I’m going to try to keep this Skyscanner review as unbiased as possible.
I stifle a laugh. It’s a weird thought, I know.
I talk about Skyscanner a lot on Passport To Eden, but that’s because I’m completely in love with the website (note: this is not a sponsored post). To be honest, my love borders on somewhat obsessive. Y’all, my morning routine begins with a hot chocolate and a Skyscanner search. You’d think I was joking…
I’ve been using Skyscanner for the past four years. At the time, the company didn’t have a really big USA presence but I fell hook, line, and sinker for the design, the rates of the flights, and the “search everywhere” function.
This was supposed to be an unbiased Skyscanner review, right?
Today, I’m going to be diving into the good, bad, and ugly of my favorite website. As much as I talk about the sunshine and roses portion of Skyscanner, the search function can occasionally lead to dark thorny flights (I don’t think it’s any fault of theirs but I want this post to be a holistic collection of my experiences).

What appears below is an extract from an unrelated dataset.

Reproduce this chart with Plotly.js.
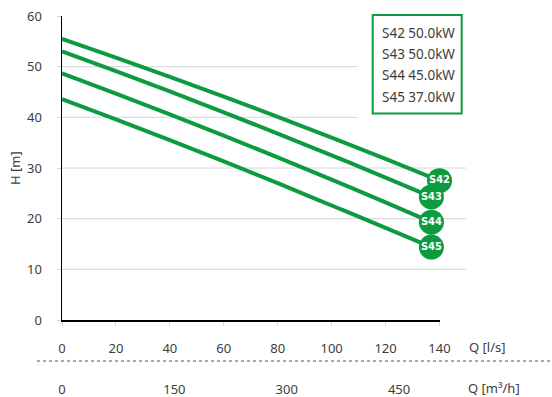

Are you ready to become a Skyscanner ninja? (*raises hand*)
What Is Skyscanner?
Skyscanner is an aggregation website.
Most flight searching tools rely on web scraping techniques to scour the Internet for flight deals (Skyscanner is no exception). In other words, Skyscanner sifts through the text of popular flight websites, RSS feeds, and other travel-related domains to find relevant deals.
Travel Tip: Skyscanner also communicates directly with airline providers (mainly through APIs) to pull the latest flight deals.
The key term here is relevant. Skyscanner tries to pick up the best searches for you (i.e. the cheapest deals).
And I just want to say the website has one of the strongest deal-finding algorithms I’ve ever come across.
Is Skyscanner The Right Website For Me?
As much as I’m tempted to describe Skyscanner as a fairytale Godmother who works magic for all, I have to be honest: Skyscanner is more like Cinderella’s shoe. If it fits your profile, the website will make all your travel dreams come true. And if it doesn’t, don’t worry. You just need a little patience.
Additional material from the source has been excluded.